As previsões do FMI também indicam uma situação mais delicada na Argentina do que no Brasil. Segundo estimativa do fundo, a pandemia da covid-19 causou um tombo de 4,5% na economia brasileira em 2020 (os dados oficiais só serão divulgados pelo Instituto de Geografia Estatística, o IBGE, em março). Para a Argentina, a perspectiva é de uma queda bem maior: 10,4%.
“O quadro na Argentina é o de um país sem reservas cambiais, enquanto a nossa cresceu, e não caiu. É um quadro de um país que tem déficits fiscais brutais e acumulou uma dívida externa, principalmente no final do governo Macri, com US$ 51 bilhões para a Argentina do FMI. Isso é um país quebrado. Que não tem recurso sequer para gerenciar o valor do dólar, um déficit fiscal brutal de 106%”, comentou em janeiro o economista Leonardo Trevisan, professor de Relações Internacionais da ESPM SP, em entrevista ao InvestNews.

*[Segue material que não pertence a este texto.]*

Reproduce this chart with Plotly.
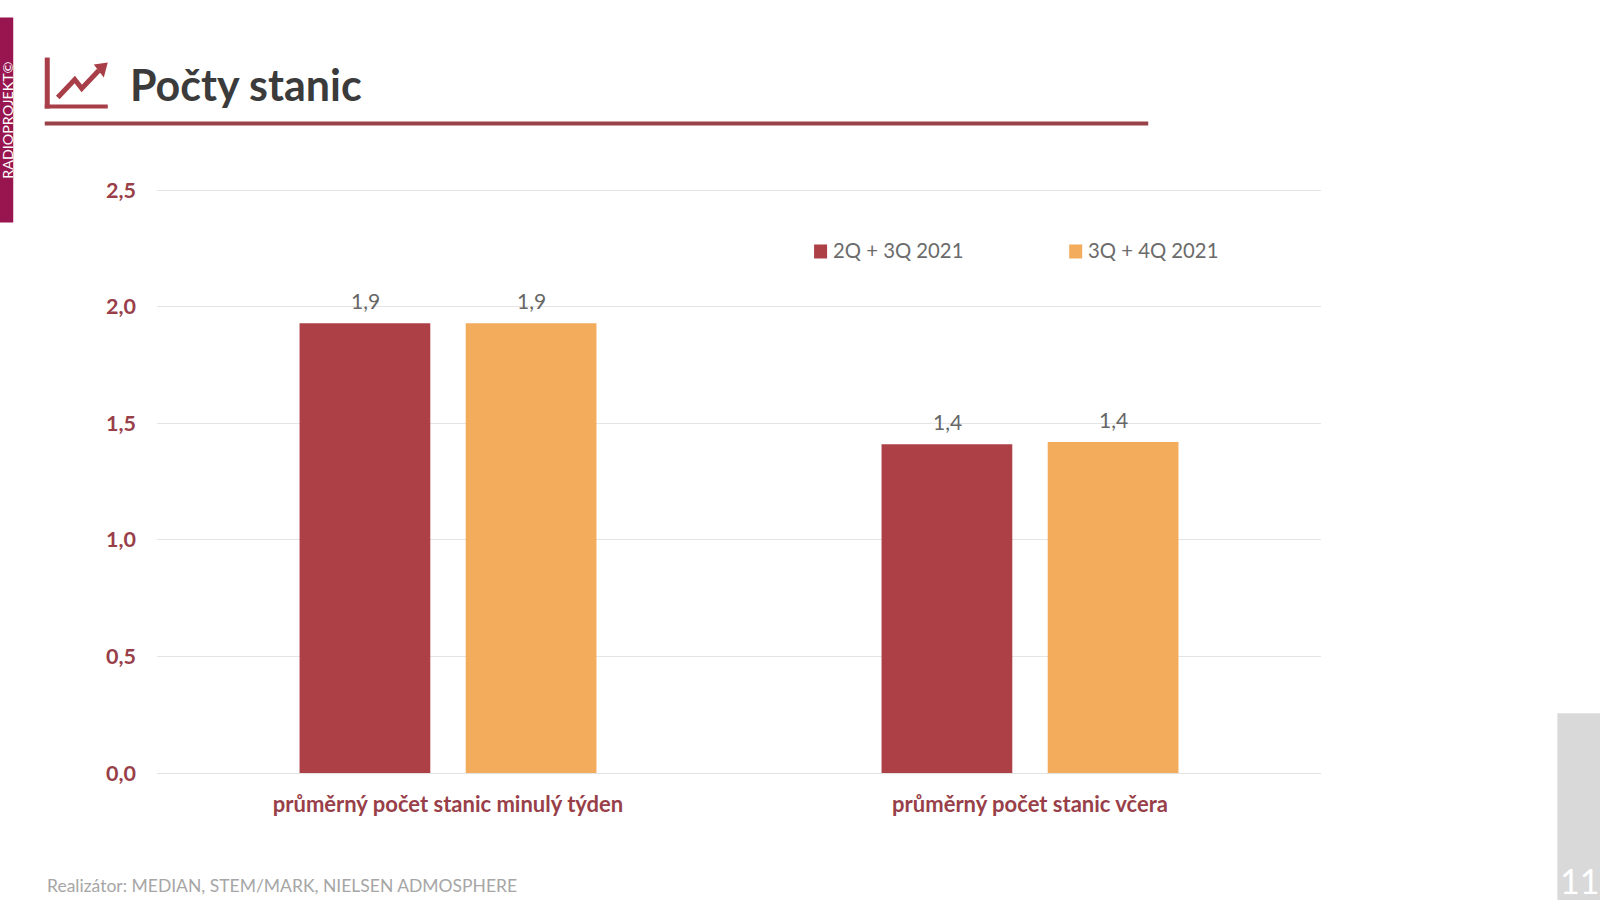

“Esses são dados de um país economicamente quebrado. Macroeconomicamente e microeconomicamente. Não é caso do Brasil”, comparou Trevisan.
As notas dos países
A situação dos dois países é refletida nas notas das agências internacionais de classificação de risco. Os chamados ratings servem para indicar aos investidores quais são os riscos de investir naquele mercado. E, considerando as avaliações das principais agências, a situação da Argentina é mais preocupante que a do Brasil.
A Standard&Poor’s (S&P), por exemplo, atribui nota CCC+ para a Argentina, na categoria de especulação com alto risco de inadimplência. No último relatório, de setembro de 2020, a agência citou “alta inflação, baixo crescimento, grandes desequilíbrios fiscais estruturais, altas necessidades de financiamento e pressão contínua nos mercados de câmbio estrangeiro”.
Já outra agência, a Fitch atribui nota CCC, na mesma categoria, citando em relatório do mesmo mês “os desafios profundos de liquidez e sustentabilidade da dívida”. A terceira das principais agências, a Moody’s, atribui nota Ca à Argentina, também na categoria de alto risco.
Para o Brasil, a S&P e a Fitch atribuem notas BB- e a Moody’s, Baa2 – ainda classificado como especulação, mas em uma categoria acima da Argentina. As agências citam os desafios fiscais no Brasil. Em relatório de novembro, a Fitch mencionou “a severa deterioração do déficit fiscal do Brasil e da carga da dívida pública durante 2020”. Em dezembro, a S&P avaliou que a agenda de reformas fiscais no país tem evoluído de maneira lenta.